### Source code of charts
•••••

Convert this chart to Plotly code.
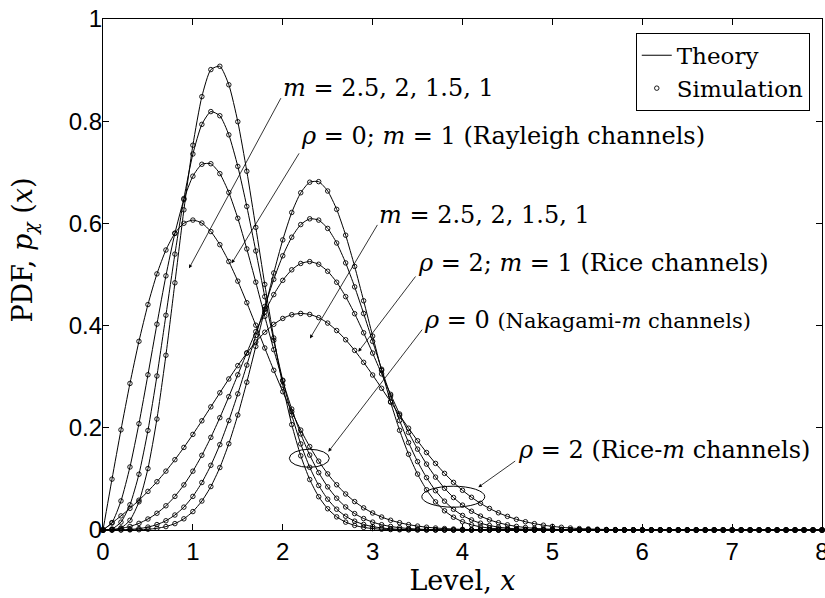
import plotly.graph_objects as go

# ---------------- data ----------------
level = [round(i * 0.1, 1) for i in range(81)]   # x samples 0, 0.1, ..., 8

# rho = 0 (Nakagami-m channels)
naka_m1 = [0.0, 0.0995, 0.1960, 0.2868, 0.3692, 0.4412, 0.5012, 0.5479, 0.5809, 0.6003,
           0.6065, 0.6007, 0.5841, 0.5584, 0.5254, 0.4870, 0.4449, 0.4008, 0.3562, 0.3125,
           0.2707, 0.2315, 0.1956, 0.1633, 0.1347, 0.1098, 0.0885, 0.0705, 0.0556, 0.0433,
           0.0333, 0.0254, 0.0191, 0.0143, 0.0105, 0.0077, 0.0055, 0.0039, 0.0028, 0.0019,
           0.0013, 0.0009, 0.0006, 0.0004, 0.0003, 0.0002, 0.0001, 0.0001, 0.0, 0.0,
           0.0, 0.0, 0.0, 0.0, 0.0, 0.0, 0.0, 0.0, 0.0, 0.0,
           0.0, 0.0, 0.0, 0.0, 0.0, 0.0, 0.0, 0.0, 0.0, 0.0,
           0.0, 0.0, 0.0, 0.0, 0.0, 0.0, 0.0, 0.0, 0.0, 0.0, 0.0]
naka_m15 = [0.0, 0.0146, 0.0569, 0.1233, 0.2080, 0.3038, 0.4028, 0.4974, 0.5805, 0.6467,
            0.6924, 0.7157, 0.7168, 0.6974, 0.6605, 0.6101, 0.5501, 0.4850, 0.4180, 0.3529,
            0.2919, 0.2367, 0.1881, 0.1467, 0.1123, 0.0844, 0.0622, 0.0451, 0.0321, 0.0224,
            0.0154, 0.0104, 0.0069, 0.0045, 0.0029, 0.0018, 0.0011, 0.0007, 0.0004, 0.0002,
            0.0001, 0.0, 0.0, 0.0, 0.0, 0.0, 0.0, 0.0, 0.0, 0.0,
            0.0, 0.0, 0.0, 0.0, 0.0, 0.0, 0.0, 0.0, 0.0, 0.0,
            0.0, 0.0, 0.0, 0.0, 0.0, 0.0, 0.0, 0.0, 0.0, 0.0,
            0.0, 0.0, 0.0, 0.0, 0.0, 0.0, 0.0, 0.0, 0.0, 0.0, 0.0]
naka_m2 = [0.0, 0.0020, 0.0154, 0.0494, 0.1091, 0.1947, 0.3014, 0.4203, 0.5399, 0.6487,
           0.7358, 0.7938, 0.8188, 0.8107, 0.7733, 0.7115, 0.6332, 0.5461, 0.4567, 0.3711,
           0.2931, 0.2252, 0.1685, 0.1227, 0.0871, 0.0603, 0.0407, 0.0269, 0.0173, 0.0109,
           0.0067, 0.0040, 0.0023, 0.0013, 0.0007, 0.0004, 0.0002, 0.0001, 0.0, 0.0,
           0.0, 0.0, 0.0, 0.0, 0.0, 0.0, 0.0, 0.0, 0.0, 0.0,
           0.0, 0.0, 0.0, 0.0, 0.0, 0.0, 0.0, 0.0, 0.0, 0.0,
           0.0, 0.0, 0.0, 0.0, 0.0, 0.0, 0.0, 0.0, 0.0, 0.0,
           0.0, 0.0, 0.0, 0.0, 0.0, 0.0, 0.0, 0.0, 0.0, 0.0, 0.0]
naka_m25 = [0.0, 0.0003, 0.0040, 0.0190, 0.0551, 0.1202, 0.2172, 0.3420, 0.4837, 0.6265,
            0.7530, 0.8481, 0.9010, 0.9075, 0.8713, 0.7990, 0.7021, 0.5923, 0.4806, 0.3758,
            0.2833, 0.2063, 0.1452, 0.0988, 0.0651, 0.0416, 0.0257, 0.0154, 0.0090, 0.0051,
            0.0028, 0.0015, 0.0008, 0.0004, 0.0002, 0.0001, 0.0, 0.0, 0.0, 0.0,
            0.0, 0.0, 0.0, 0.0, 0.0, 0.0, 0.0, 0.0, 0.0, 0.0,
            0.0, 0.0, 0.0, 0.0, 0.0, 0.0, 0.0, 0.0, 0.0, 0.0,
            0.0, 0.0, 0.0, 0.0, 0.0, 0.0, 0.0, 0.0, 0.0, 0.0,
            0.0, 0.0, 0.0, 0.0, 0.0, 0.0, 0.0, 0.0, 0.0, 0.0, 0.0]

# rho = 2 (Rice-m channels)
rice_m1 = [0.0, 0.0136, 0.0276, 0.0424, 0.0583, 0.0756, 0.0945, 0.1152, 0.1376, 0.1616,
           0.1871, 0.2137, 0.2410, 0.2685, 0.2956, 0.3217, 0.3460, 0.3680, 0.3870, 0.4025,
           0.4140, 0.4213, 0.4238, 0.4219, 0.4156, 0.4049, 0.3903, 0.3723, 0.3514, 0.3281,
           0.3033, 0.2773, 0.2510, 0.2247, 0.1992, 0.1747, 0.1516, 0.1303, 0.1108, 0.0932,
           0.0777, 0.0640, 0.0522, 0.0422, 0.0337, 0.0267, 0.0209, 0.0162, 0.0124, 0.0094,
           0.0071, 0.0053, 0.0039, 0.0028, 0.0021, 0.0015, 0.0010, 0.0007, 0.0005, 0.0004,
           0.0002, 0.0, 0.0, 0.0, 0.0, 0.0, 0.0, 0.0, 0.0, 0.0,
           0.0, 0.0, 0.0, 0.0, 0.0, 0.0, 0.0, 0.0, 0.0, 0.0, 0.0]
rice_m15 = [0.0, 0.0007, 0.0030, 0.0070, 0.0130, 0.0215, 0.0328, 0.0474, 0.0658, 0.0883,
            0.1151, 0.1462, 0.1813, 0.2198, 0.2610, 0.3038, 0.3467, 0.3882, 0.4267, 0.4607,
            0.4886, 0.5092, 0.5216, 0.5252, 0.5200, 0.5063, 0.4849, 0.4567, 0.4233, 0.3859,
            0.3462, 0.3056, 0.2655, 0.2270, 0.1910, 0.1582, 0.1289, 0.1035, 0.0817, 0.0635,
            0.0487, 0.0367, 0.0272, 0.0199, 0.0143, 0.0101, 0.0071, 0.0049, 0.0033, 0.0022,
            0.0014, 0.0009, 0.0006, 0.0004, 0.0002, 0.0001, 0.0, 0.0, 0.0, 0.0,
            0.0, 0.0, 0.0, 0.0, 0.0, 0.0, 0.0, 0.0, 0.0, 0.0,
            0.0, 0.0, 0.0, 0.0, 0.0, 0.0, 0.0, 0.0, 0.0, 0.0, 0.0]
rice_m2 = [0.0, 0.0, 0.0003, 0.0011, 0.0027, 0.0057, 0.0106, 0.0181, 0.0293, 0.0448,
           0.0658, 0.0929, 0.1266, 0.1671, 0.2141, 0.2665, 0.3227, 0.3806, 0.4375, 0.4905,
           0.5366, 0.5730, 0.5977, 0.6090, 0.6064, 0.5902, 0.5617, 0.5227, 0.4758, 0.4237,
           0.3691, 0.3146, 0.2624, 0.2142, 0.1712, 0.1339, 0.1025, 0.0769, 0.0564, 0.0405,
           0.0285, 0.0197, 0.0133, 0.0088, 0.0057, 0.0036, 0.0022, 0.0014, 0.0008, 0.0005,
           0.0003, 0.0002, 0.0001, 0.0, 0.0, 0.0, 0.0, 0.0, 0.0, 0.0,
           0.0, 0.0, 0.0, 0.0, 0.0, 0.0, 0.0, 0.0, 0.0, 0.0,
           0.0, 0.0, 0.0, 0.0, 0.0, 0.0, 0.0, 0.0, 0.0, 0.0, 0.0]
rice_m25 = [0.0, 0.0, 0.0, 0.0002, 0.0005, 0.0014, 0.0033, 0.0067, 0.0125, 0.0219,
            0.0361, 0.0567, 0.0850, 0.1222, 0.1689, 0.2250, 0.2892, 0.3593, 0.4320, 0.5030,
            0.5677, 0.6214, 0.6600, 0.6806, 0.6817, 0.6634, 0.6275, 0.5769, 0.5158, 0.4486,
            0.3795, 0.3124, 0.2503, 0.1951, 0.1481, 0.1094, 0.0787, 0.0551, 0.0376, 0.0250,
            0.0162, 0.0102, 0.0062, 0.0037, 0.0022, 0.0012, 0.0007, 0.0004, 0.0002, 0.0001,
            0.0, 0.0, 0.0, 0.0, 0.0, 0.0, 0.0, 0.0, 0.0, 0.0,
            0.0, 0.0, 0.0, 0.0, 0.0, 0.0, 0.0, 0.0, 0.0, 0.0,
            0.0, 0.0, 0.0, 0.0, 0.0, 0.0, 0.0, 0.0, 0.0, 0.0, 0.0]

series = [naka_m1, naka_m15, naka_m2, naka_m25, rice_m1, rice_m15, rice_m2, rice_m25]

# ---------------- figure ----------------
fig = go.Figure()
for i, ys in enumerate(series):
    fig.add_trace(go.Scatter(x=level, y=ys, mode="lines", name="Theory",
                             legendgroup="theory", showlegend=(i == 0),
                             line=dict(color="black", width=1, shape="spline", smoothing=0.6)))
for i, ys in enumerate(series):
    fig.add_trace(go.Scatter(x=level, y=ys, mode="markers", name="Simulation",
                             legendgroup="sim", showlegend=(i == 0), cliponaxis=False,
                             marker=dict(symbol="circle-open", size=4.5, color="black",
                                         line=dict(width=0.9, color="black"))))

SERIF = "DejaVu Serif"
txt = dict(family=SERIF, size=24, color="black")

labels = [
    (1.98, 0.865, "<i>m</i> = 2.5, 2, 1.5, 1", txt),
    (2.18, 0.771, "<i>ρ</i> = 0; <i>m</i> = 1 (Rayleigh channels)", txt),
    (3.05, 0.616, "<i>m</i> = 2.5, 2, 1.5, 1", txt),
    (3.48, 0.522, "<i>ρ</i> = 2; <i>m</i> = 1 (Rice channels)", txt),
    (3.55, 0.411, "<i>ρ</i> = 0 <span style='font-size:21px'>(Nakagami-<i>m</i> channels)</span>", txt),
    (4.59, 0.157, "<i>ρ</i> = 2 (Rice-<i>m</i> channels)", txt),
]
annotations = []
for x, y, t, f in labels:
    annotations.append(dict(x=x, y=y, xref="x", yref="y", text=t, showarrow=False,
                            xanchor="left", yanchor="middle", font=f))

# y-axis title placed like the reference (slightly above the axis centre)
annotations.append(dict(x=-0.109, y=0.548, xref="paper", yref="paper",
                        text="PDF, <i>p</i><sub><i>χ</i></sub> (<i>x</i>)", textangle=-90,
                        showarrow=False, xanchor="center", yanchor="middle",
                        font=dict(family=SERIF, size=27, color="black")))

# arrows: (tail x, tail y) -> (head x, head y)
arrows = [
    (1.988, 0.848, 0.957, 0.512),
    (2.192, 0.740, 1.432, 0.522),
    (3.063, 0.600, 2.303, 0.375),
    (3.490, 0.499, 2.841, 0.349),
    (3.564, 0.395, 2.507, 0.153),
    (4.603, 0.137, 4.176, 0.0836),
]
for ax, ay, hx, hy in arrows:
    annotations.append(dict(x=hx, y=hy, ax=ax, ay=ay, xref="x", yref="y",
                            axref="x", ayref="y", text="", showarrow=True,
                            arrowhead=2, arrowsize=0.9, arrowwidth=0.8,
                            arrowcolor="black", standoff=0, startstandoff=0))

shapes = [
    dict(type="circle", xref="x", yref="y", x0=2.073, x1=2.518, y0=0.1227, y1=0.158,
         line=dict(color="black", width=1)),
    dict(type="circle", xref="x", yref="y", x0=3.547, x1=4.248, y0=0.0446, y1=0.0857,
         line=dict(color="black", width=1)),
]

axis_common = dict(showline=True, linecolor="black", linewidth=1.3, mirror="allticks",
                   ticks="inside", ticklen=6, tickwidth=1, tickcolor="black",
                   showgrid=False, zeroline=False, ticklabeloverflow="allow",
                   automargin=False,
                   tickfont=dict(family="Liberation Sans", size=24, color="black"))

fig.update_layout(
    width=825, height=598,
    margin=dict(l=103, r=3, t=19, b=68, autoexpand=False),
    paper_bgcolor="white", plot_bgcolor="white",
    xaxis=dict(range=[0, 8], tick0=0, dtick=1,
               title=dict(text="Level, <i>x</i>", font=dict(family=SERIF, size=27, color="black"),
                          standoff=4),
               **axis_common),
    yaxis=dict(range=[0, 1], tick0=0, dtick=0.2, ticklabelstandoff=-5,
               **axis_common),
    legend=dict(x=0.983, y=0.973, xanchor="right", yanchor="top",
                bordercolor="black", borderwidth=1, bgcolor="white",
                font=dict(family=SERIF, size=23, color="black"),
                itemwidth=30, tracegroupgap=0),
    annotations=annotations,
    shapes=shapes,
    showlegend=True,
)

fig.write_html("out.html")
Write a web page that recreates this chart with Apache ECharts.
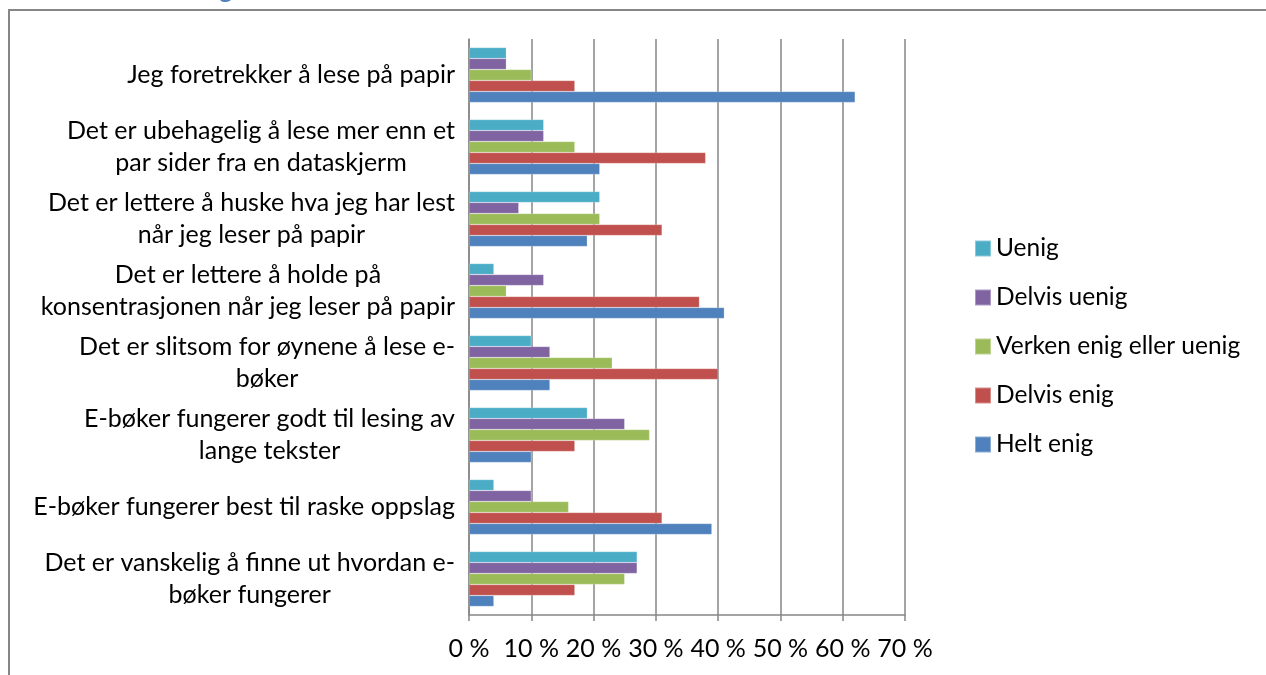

•••••

### Your objective
Return a copy of every line that includes the word "this".

### The answer
Convert this chart to Plotly code.
Write a web page that recreates this chart with Apache ECharts.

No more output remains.